Yehuda Leib Gordin
Quick Facts
Biography
Yehuda Leib Gordin (1854–1925) was a Polish rabbi and Hebrew scholar. The Chicago Daily Tribune wrote that Gordin was internationally renowned within Orthodox Judaism and was known as one of its foremost Hebrew scholars. Gordin was known as a Zionist and the author of Teshuvat Yehuda and many other books. He was the rabbi in the Minsk city of Smalyavichy from 1903 to 1910. In 1908, two of his sons established a secular Hebrew school despite opposition from area Orthodox Jews. One of his sons, the Yiddish writer Abba Gordin, was a prominent anarchist during the early Russian Revolution.

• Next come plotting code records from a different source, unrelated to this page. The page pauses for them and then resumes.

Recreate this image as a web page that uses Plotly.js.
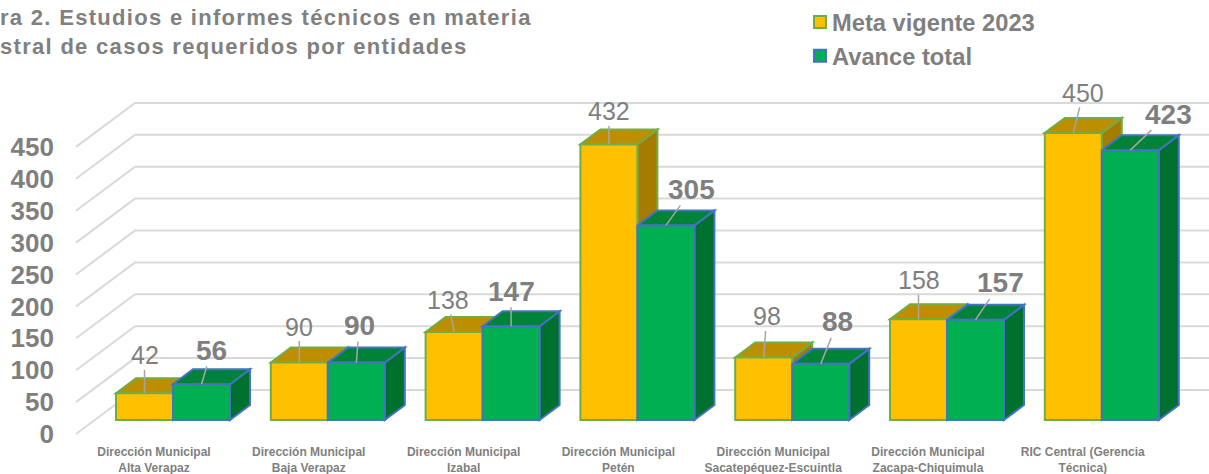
<!DOCTYPE html>
<html><head><meta charset="utf-8">
<script src="https://cdn.plot.ly/plotly-3.0.1.min.js"></script>
<style>html,body{margin:0;padding:0;background:#fff;overflow:hidden}#c{width:1209px;height:474px}
.legend .legendpoints{transform:translateX(8px)}</style>
</head><body><div id="c"></div>
<script>
const categories = ["Dirección Municipal<br>Alta Verapaz","Dirección Municipal<br>Baja Verapaz","Dirección Municipal<br>Izabal","Dirección Municipal<br>Petén","Dirección Municipal<br>Sacatepéquez-Escuintla","Dirección Municipal<br>Zacapa-Chiquimula","RIC Central (Gerencia<br>Técnica)"];
const metaVigente = [42,90,138,432,98,158,450];
const avanceTotal = [56,90,147,305,88,157,423];
const yTicks = [0,50,100,150,200,250,300,350,400,450];
const titleLines = ["ra 2. Estudios e informes técnicos en materia","stral de casos requeridos por entidades"];

// label offsets (pixels from the bar top) - styling, not data
const metaOffsets = [[0,-38],[0,-36],[-6,-32],[0,-33],[3,-41],[0,-39],[10,-40]];
const avanceOffsets = [[10,-34],[3,-37],[0,-35],[26,-36],[17,-42],[25,-37],[38,-36]];

// scale of the picture
const W=1209,H=474, mL=55, mB=31;
const pxX=154.8, x0Px=173, pxY=0.638, y0Px=420;
const xRange=[(mL-x0Px)/pxX,(W-x0Px)/pxX];
const yRange=[(y0Px-(H-mB))/pxY,y0Px/pxY];
const barW=57/pxX, depthX=20/pxX, depthY=15/pxY;
const floorFrontX=(76-x0Px)/pxX, floorBackX=(135-x0Px)/pxX;
const floorFrontY=-14/pxY, floorBackY=30/pxY;

const GRAY='#7F7F7F';
const shapes=[];
yTicks.forEach(v=>{
  shapes.push({type:'path',layer:'below',xref:'x',yref:'y',
    path:`M${floorFrontX},${v+floorFrontY} L${floorBackX},${v+floorBackY} L${xRange[1]},${v+floorBackY}`,
    line:{color:'#D9D9D9',width:2}});
});
function faces(vals,side,left,right,line){
  vals.forEach((v,i)=>{
    const a=i+left,b=i+right;
    shapes.push({type:'path',layer:'below',xref:'x',yref:'y',fillcolor:side,
      line:{color:line,width:2},
      path:`M${b},0 L${b+depthX},${depthY} L${b+depthX},${v+depthY} L${b},${v} Z`});
    shapes.push({type:'path',layer:'below',xref:'x',yref:'y',fillcolor:left<0?'#BD8F00':'#008237',
      line:{color:line,width:2},
      path:`M${a},${v} L${a+depthX},${v+depthY} L${b+depthX},${v+depthY} L${b},${v} Z`});
  });
}
faces(metaVigente,'#A67C00',-barW,0,'#70AD47');
faces(avanceTotal,'#00702F',0,barW,'#4472C4');

function labels(vals,off,dx,bold){
  return vals.map((v,i)=>({
    x:i+dx,y:v,xref:'x',yref:'y',text:bold?`<b>${v}</b>`:String(v),
    showarrow:true,arrowhead:0,arrowwidth:1.5,arrowcolor:'#A6A6A6',
    ax:off[i][0],ay:off[i][1],borderpad:0,
    font:{family:'Liberation Sans',size:bold?28:25,color:GRAY}
  }));
}
const titleAnn=titleLines.map((t,i)=>({
  xref:'paper',yref:'paper',x:(-2-mL)/(W-mL),xanchor:'left',
  y:1-(18+29*i)/(H-mB),yanchor:'middle',showarrow:false,
  text:`<span style="letter-spacing:1.3px"><b>${t}</b></span>`,font:{family:'Liberation Sans',size:22,color:'#808080'}
}));

const traces=[
 {type:'bar',name:'Meta vigente 2023',x:categories.map((_,i)=>i),y:metaVigente,legendgroup:'a',
  marker:{color:'#FFC000',line:{color:'#70AD47',width:2}},cliponaxis:false},
 {type:'bar',name:'Avance total',x:categories.map((_,i)=>i),y:avanceTotal,legendgroup:'b',
  marker:{color:'#00B050',line:{color:'#4472C4',width:2}},cliponaxis:false}
];
const layout={
  width:W,height:H,margin:{l:mL,r:0,t:0,b:mB},
  paper_bgcolor:'#fff',plot_bgcolor:'#fff',showlegend:true,
  barmode:'group',bargap:1-2*barW,bargroupgap:0,
  font:{family:'Liberation Sans',color:GRAY},
  xaxis:{range:xRange,tickmode:'array',tickvals:categories.map((_,i)=>i-0.123),ticktext:categories,
    showgrid:false,zeroline:false,showline:false,ticks:'',tickangle:0,
    tickfont:{family:'Liberation Sans',size:12,color:GRAY,weight:700}},
  yaxis:{range:yRange,tickmode:'array',tickvals:yTicks.map(v=>v+floorFrontY),ticktext:yTicks.map(String),
    showgrid:false,zeroline:false,showline:false,ticks:'',
    tickfont:{family:'Liberation Sans',size:26,color:GRAY,weight:700}},
  legend:{x:(792-mL)/(W-mL),xanchor:'left',y:1,yanchor:'top',bgcolor:'rgba(0,0,0,0)',
    tracegroupgap:22,traceorder:'normal',
    font:{family:'Liberation Sans',size:23.7,color:GRAY,weight:700}},
  shapes,
  annotations:[...titleAnn,...labels(metaVigente,metaOffsets,-barW/2,false),...labels(avanceTotal,avanceOffsets,barW/2,true)]
};
Plotly.newPlot('c',traces,layout,{displayModeBar:false,staticPlot:true});
</script></body></html>
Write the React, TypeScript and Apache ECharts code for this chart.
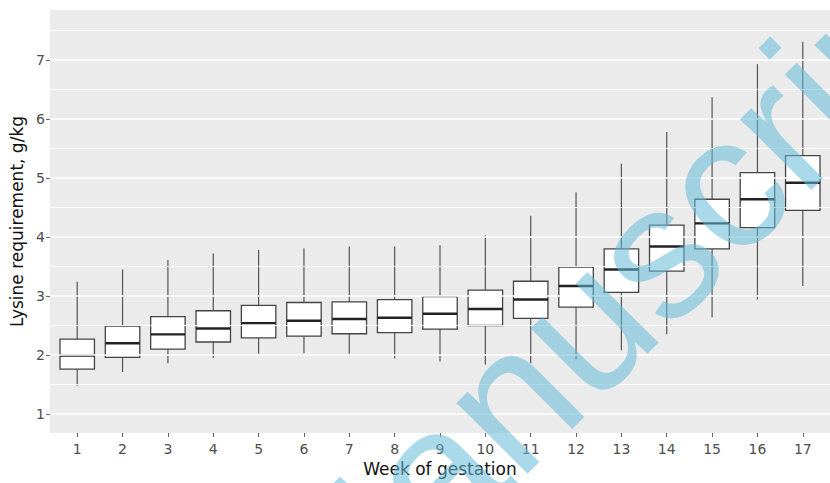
import React, { useEffect, useRef } from "react";
import * as echarts from "echarts";

// Week of gestation (categories)
const weeks = [1, 2, 3, 4, 5, 6, 7, 8, 9, 10, 11, 12, 13, 14, 15, 16, 17];
// Box-plot statistics, lysine requirement g/kg
const whiskerLow = [1.48, 1.71, 1.86, 1.95, 2.02, 2.03, 2.02, 1.94, 1.89, 1.84, 1.86, 1.93, 2.08, 2.35, 2.64, 2.94, 3.17];
const q1 = [1.76, 1.96, 2.1, 2.22, 2.29, 2.32, 2.36, 2.38, 2.44, 2.5, 2.62, 2.81, 3.06, 3.42, 3.8, 4.16, 4.45];
const median = [1.99, 2.2, 2.35, 2.45, 2.54, 2.58, 2.61, 2.63, 2.7, 2.78, 2.94, 3.17, 3.45, 3.84, 4.23, 4.64, 4.92];
const q3 = [2.27, 2.49, 2.65, 2.75, 2.84, 2.89, 2.9, 2.94, 2.99, 3.1, 3.25, 3.49, 3.8, 4.2, 4.64, 5.09, 5.38];
const whiskerHigh = [3.24, 3.45, 3.61, 3.72, 3.78, 3.81, 3.84, 3.84, 3.86, 4.03, 4.36, 4.76, 5.24, 5.78, 6.37, 6.93, 7.31];
// Axis ticks / grid breaks
const yTicks = [1, 2, 3, 4, 5, 6, 7];
const majorBreaks = [1, 2, 3, 4, 5, 6, 7];
const minorBreaks = [1.5, 2.5, 3.5, 4.5, 5.5, 6.5, 7.5];

const FONT = "DejaVu Sans";

export default function App() {
  const ref = useRef<HTMLDivElement>(null);

  useEffect(() => {
    document.body.style.margin = "0";
    const chart = echarts.init(ref.current as HTMLDivElement, null, { renderer: "svg" });
    const data = weeks.map((w, i) => [w, whiskerLow[i], q1[i], median[i], q3[i], whiskerHigh[i]]);

    const gridLines = [
      ...minorBreaks.map((v) => ({ yAxis: v, lineStyle: { color: "#ffffff", width: 0.9, type: "solid" } })),
      ...majorBreaks.map((v) => ({ yAxis: v, lineStyle: { color: "#ffffff", width: 1.5, type: "solid" } })),
    ];

    chart.setOption({
      animation: false,
      grid: {
        left: 50,
        right: -11.2,
        top: 10,
        bottom: 50,
        show: true,
        backgroundColor: "#EBEBEB",
        borderWidth: 0,
        containLabel: false,
      },
      xAxis: {
        type: "value",
        min: 0.4,
        max: 17.6,
        axisLine: { show: false },
        splitLine: { show: false },
        axisTick: { show: true, customValues: weeks, length: 4, lineStyle: { color: "#666", width: 1 } },
        axisLabel: {
          customValues: weeks,
          color: "#4D4D4D",
          fontSize: 14,
          fontFamily: FONT,
          margin: 9,
          formatter: (v: number) => String(Math.round(v)),
        },
        name: "Week of gestation",
        nameLocation: "middle",
        nameGap: 27,
        nameTextStyle: { color: "#111", fontSize: 17, fontFamily: FONT },
      },
      yAxis: {
        type: "value",
        min: 0.678,
        max: 7.847,
        axisLine: { show: false },
        splitLine: { show: false },
        axisTick: { show: true, customValues: yTicks, length: 4, lineStyle: { color: "#666", width: 1 } },
        axisLabel: {
          customValues: yTicks,
          color: "#4D4D4D",
          fontSize: 14,
          fontFamily: FONT,
          margin: 5,
          formatter: (v: number) => String(Math.round(v)),
        },
        name: "Lysine requirement, g/kg",
        nameLocation: "middle",
        nameGap: 20,
        nameTextStyle: { color: "#111", fontSize: 17, fontFamily: FONT },
      },
      series: [
        {
          type: "line",
          data: [],
          silent: true,
          z: 1,
          markLine: {
            silent: true,
            symbol: ["none", "none"],
            label: { show: false },
            animation: false,
            data: gridLines,
          },
        },
        {
          type: "custom",
          z: 3,
          data,
          encode: { x: 0, y: [1, 2, 3, 4, 5] },
          renderItem: (params: any, api: any) => {
            const x = api.value(0);
            const lo = api.coord([x, api.value(1)]);
            const b1 = api.coord([x, api.value(2)]);
            const md = api.coord([x, api.value(3)]);
            const b3 = api.coord([x, api.value(4)]);
            const hi = api.coord([x, api.value(5)]);
            const half = api.size([0.76, 0])[0] / 2;
            return {
              type: "group",
              children: [
                {
                  type: "line",
                  shape: { x1: lo[0], y1: lo[1], x2: b1[0], y2: b1[1] },
                  style: { stroke: "#555555", lineWidth: 1.2 },
                },
                {
                  type: "line",
                  shape: { x1: b3[0], y1: b3[1], x2: hi[0], y2: hi[1] },
                  style: { stroke: "#555555", lineWidth: 1.2 },
                },
                {
                  type: "rect",
                  shape: { x: lo[0] - half, y: b3[1], width: half * 2, height: b1[1] - b3[1] },
                  style: { fill: "#ffffff", stroke: "#444444", lineWidth: 1.3 },
                },
                {
                  type: "line",
                  shape: { x1: md[0] - half, y1: md[1], x2: md[0] + half, y2: md[1] },
                  style: { stroke: "#222222", lineWidth: 2.4 },
                },
              ],
            };
          },
        },
      ],
      graphic: [
        {
          type: "text",
          x: 285,
          y: 623,
          rotation: Math.PI / 4,
          z: 100,
          silent: true,
          style: {
            text: "Manuscript",
            fontSize: 190,
            fontFamily: "Liberation Sans",
            fill: "rgba(100,185,215,0.55)",
            align: "left",
            verticalAlign: "middle",
          },
        },
      ],
    });

    return () => chart.dispose();
  }, []);

  return <div ref={ref} style={{ width: 830, height: 483 }} />;
}
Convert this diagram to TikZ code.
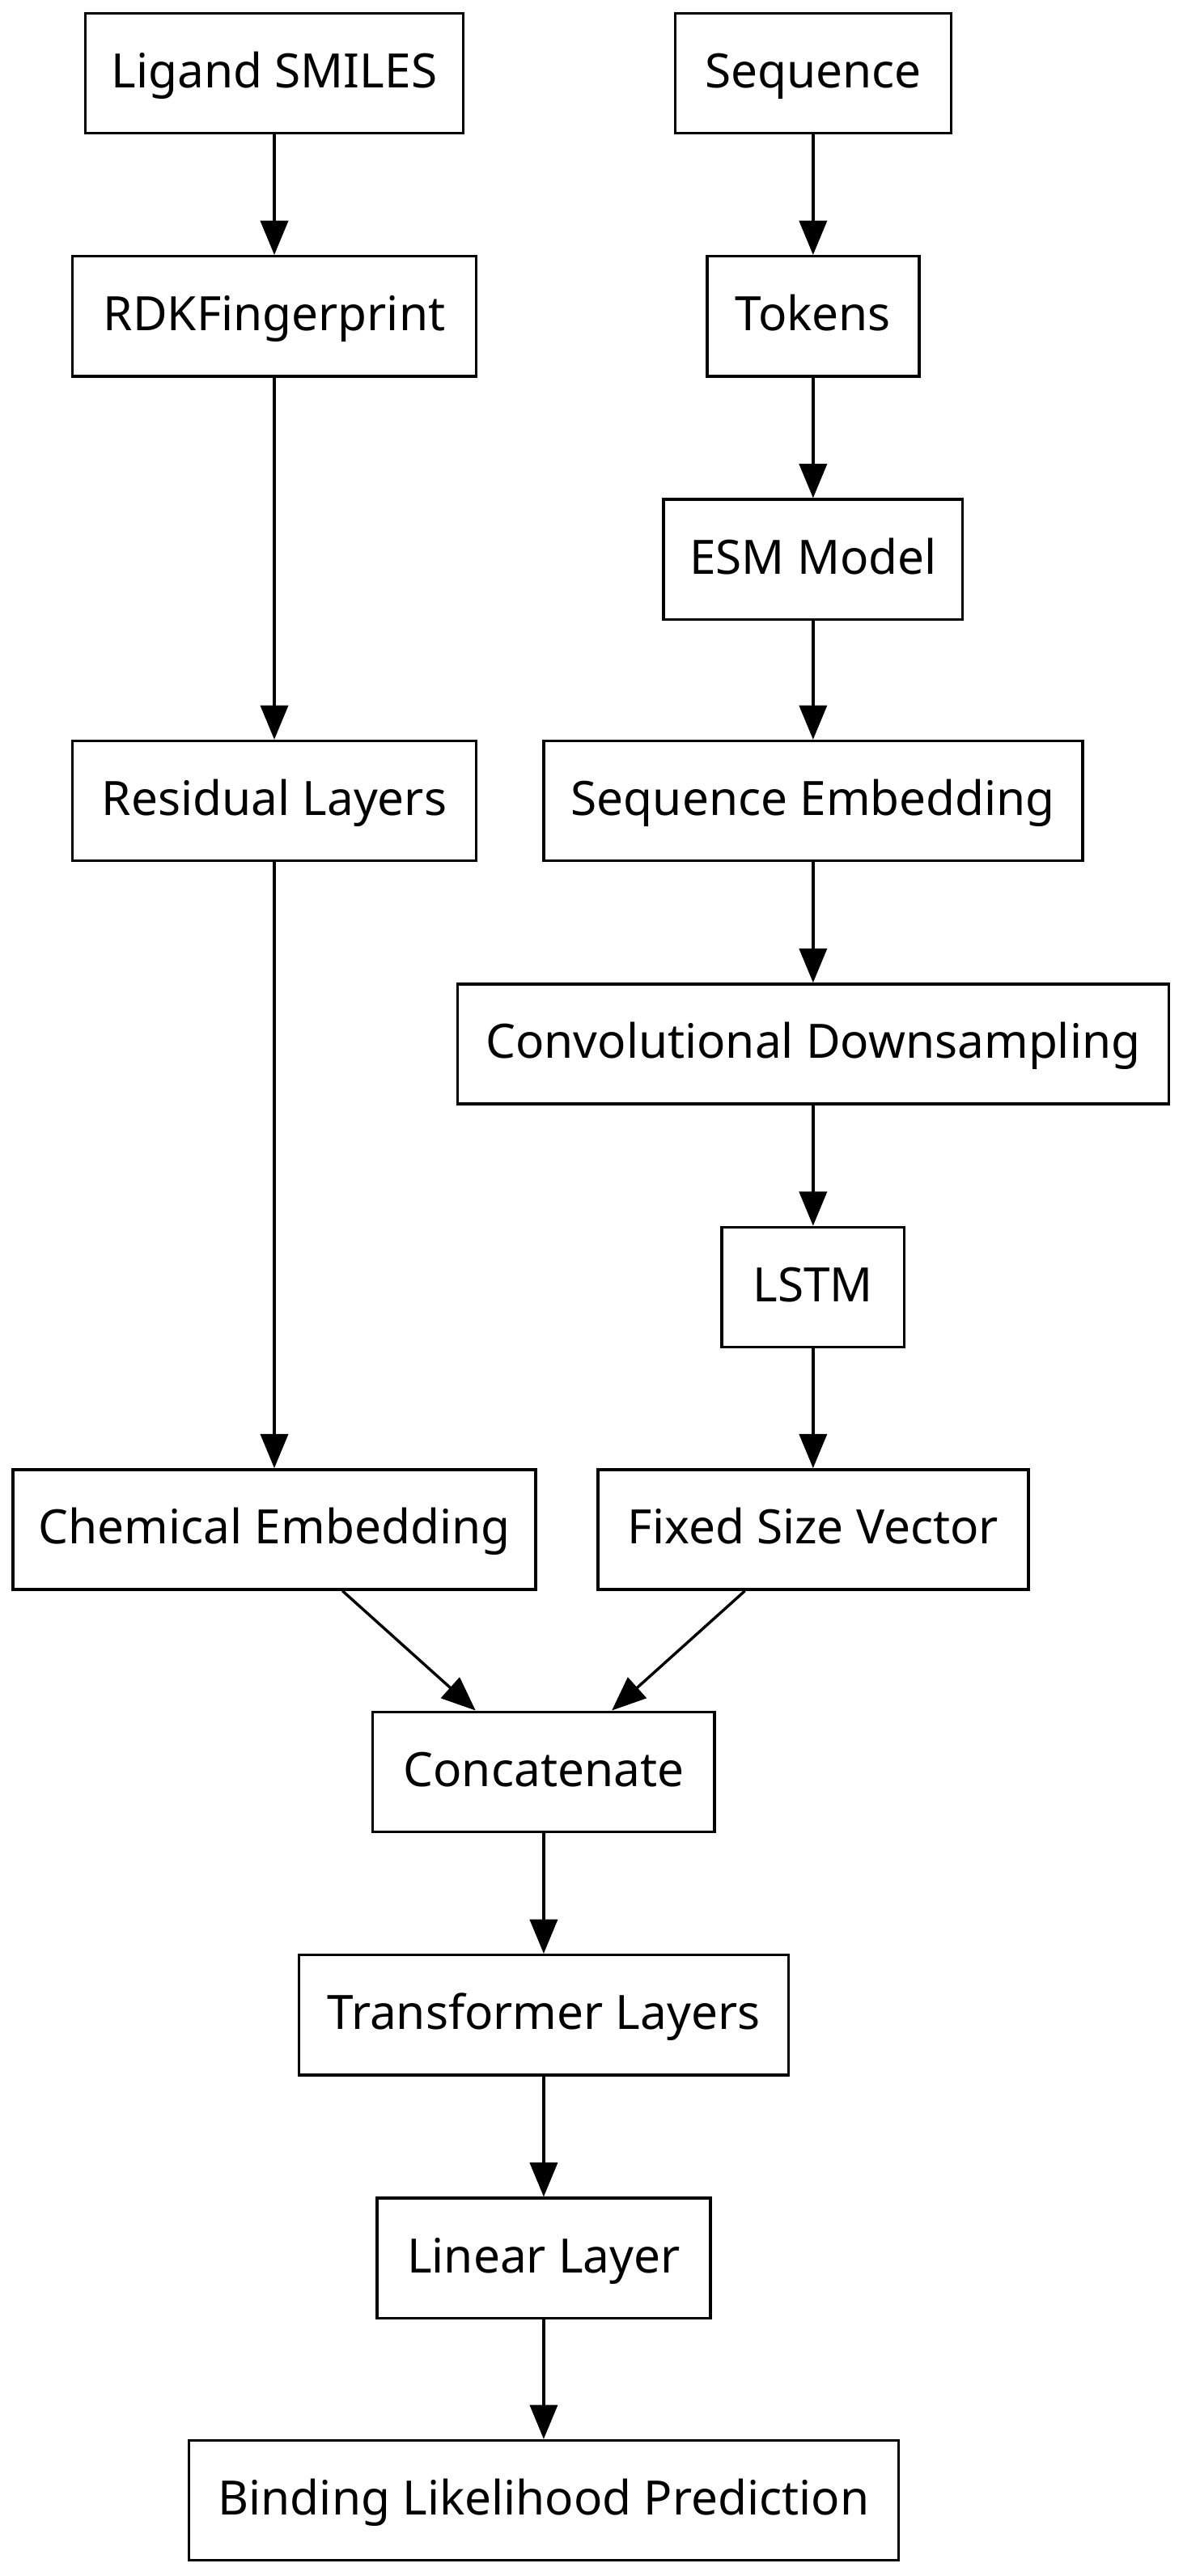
\documentclass[tikz,border=0pt]{standalone}
\usepackage{fontspec}
\setmainfont{Noto Sans}
\usepackage{tikz}
\usetikzlibrary{arrows.meta}
\tikzset{
    >={Triangle[length=0.52cm, width=0.42cm]},
    blk/.style={rectangle, draw, line width=1.2pt, minimum height=1.825cm, inner sep=0pt,
        text height=16.4pt, text depth=3.9pt, font=\fontsize{20.5}{24}\selectfont},
    link/.style={->, line width=1.2pt}
}

\begin{document}
\begin{tikzpicture}[x=0.025cm, y=-0.025cm]
    \useasboundingbox (0,0) rectangle (720,1568);

    % ligand branch
    \node[blk, minimum width=5.75cm] (smiles) at (167,44.5) {Ligand SMILES};
    \node[blk, minimum width=6.15cm] (rdk) at (167,192.5) {RDKFingerprint};
    \node[blk, minimum width=6.15cm] (resid) at (167,487.5) {Residual Layers};
    \node[blk, minimum width=7.95cm] (chem) at (167,931) {Chemical Embedding};

    % protein branch
    \node[blk, minimum width=4.2cm] (seq) at (495,44.5) {Sequence};
    \node[blk, minimum width=3.225cm] (tok) at (495,192.5) {Tokens};
    \node[blk, minimum width=4.55cm] (esm) at (495,340.5) {ESM Model};
    \node[blk, minimum width=8.2cm] (seqemb) at (495,487.5) {Sequence Embedding};
    \node[blk, minimum width=10.825cm] (conv) at (495,635.5) {Convolutional Downsampling};
    \node[blk, minimum width=2.775cm] (lstm) at (495,783.5) {LSTM};
    \node[blk, minimum width=6.55cm] (fixed) at (495,931) {Fixed Size Vector};

    % joint head
    \node[blk, minimum width=5.2cm] (concat) at (331,1078.5) {Concatenate};
    \node[blk, minimum width=7.45cm] (trans) at (331,1226.5) {Transformer Layers};
    \node[blk, minimum width=5.075cm] (linear) at (331,1374.5) {Linear Layer};
    \node[blk, minimum width=10.8cm] (pred) at (331,1522) {Binding Likelihood Prediction};

    \path[link] (smiles) edge (rdk)
          (rdk) edge (resid)
          (resid) edge (chem);
    \path[link] (seq) edge (tok)
          (tok) edge (esm)
          (esm) edge (seqemb)
          (seqemb) edge (conv)
          (conv) edge (lstm)
          (lstm) edge (fixed);
    \path[link] (chem) edge (concat)
          (fixed) edge (concat)
          (concat) edge (trans)
          (trans) edge (linear)
          (linear) edge (pred);
\end{tikzpicture}
\end{document}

In the last years of the rabbi's life, he led the Tifereth Zion congregation in Chicago, the rabbinical training school (Beth Hamedrash L'Horah), and the city's orthodox rabbinical association as the chief rabbi of the city. He died of heart disease during his evening prayers on April 11, 1925. A hundred Jewish organizations met to organize his services, which were held two days later. An estimated 30,000 people attended the procession. The crowd was too dense to navigate for six blocks surrounding the procession. Later that month, 10,000 Jews met in silent prayer for the rabbi.